Brief: Retype the whole listing, please, keeping every line exact and dropping the pictures.

[Plotting code records]

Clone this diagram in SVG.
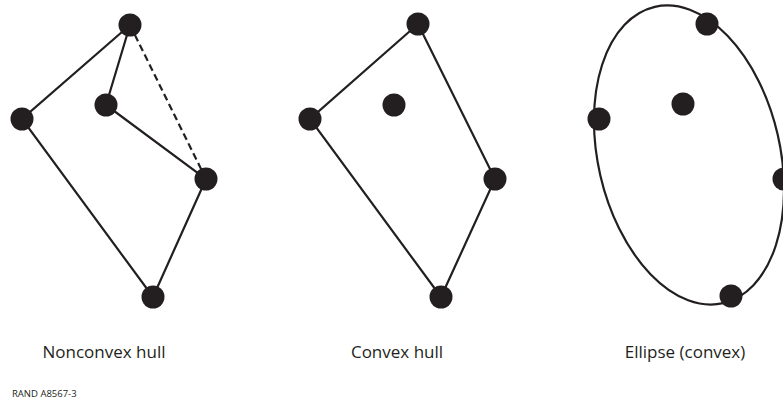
<svg xmlns="http://www.w3.org/2000/svg" width="783" height="404" viewBox="0 0 783 404">
<style>
.e{stroke:#231f20;stroke-width:2.2;fill:none}
.d{stroke-dasharray:7 4}
.n{fill:#231f20}
.t{font-family:"Open Sans","Liberation Sans",sans-serif;font-size:17px;fill:#231f20;text-anchor:middle}
.s{font-family:"Open Sans","Liberation Sans",sans-serif;font-size:9.5px;fill:#231f20}
</style>
<rect width="783" height="404" fill="#fff"/>
<g id="connectors">
<polyline class="e" points="130,25 22,119 153,297 206,179 106,105 130,25"/>
<line class="e d" x1="130" y1="25" x2="206" y2="179"/>
<polygon class="e" points="418,24 310,119 441,297 495,179"/>
<ellipse class="e" cx="689" cy="155" rx="91" ry="152" transform="rotate(-13 689 155)"/>
</g>
<g id="n1a"><circle class="n" cx="130" cy="25" r="11.5"/></g>
<g id="n1b"><circle class="n" cx="22" cy="119" r="11.5"/></g>
<g id="n1c"><circle class="n" cx="106" cy="105" r="11.5"/></g>
<g id="n1d"><circle class="n" cx="206" cy="179" r="11.5"/></g>
<g id="n1e"><circle class="n" cx="153" cy="297" r="11.5"/></g>
<g id="n2a"><circle class="n" cx="418" cy="24" r="11.5"/></g>
<g id="n2b"><circle class="n" cx="310" cy="119" r="11.5"/></g>
<g id="n2c"><circle class="n" cx="394" cy="105" r="11.5"/></g>
<g id="n2d"><circle class="n" cx="495" cy="179" r="11.5"/></g>
<g id="n2e"><circle class="n" cx="441" cy="297" r="11.5"/></g>
<g id="n3a"><circle class="n" cx="707" cy="24" r="11.5"/></g>
<g id="n3b"><circle class="n" cx="599" cy="119" r="11.5"/></g>
<g id="n3c"><circle class="n" cx="683" cy="104" r="11.5"/></g>
<g id="n3d"><circle class="n" cx="784" cy="179" r="11.5"/></g>
<g id="n3e"><circle class="n" cx="731" cy="296" r="11.5"/></g>
<g id="labels">
<text class="t" x="104" y="358">Nonconvex hull</text>
<text class="t" x="397" y="358">Convex hull</text>
<text class="t" x="685" y="358">Ellipse (convex)</text>
<text class="s" x="12" y="397">RAND  A8567-3</text>
</g>
</svg>
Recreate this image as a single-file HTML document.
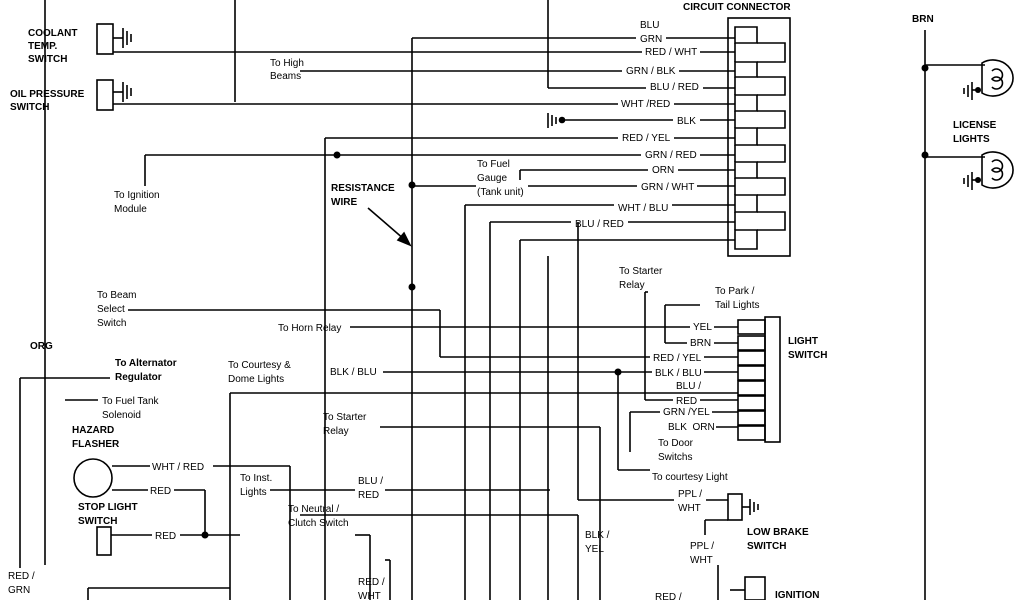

Answer to the exercise:
Clone this diagram in SVG.
<svg xmlns="http://www.w3.org/2000/svg" width="783" height="404" viewBox="0 0 783 404">
<style>
.e{stroke:#231f20;stroke-width:2.2;fill:none}
.d{stroke-dasharray:7 4}
.n{fill:#231f20}
.t{font-family:"Open Sans","Liberation Sans",sans-serif;font-size:17px;fill:#231f20;text-anchor:middle}
.s{font-family:"Open Sans","Liberation Sans",sans-serif;font-size:9.5px;fill:#231f20}
</style>
<rect width="783" height="404" fill="#fff"/>
<g id="connectors">
<polyline class="e" points="130,25 22,119 153,297 206,179 106,105 130,25"/>
<line class="e d" x1="130" y1="25" x2="206" y2="179"/>
<polygon class="e" points="418,24 310,119 441,297 495,179"/>
<ellipse class="e" cx="689" cy="155" rx="91" ry="152" transform="rotate(-13 689 155)"/>
</g>
<g id="n1a"><circle class="n" cx="130" cy="25" r="11.5"/></g>
<g id="n1b"><circle class="n" cx="22" cy="119" r="11.5"/></g>
<g id="n1c"><circle class="n" cx="106" cy="105" r="11.5"/></g>
<g id="n1d"><circle class="n" cx="206" cy="179" r="11.5"/></g>
<g id="n1e"><circle class="n" cx="153" cy="297" r="11.5"/></g>
<g id="n2a"><circle class="n" cx="418" cy="24" r="11.5"/></g>
<g id="n2b"><circle class="n" cx="310" cy="119" r="11.5"/></g>
<g id="n2c"><circle class="n" cx="394" cy="105" r="11.5"/></g>
<g id="n2d"><circle class="n" cx="495" cy="179" r="11.5"/></g>
<g id="n2e"><circle class="n" cx="441" cy="297" r="11.5"/></g>
<g id="n3a"><circle class="n" cx="707" cy="24" r="11.5"/></g>
<g id="n3b"><circle class="n" cx="599" cy="119" r="11.5"/></g>
<g id="n3c"><circle class="n" cx="683" cy="104" r="11.5"/></g>
<g id="n3d"><circle class="n" cx="784" cy="179" r="11.5"/></g>
<g id="n3e"><circle class="n" cx="731" cy="296" r="11.5"/></g>
<g id="labels">
<text class="t" x="104" y="358">Nonconvex hull</text>
<text class="t" x="397" y="358">Convex hull</text>
<text class="t" x="685" y="358">Ellipse (convex)</text>
<text class="s" x="12" y="397">RAND  A8567-3</text>
</g>
</svg>
Recreate this image as a single-file HTML document.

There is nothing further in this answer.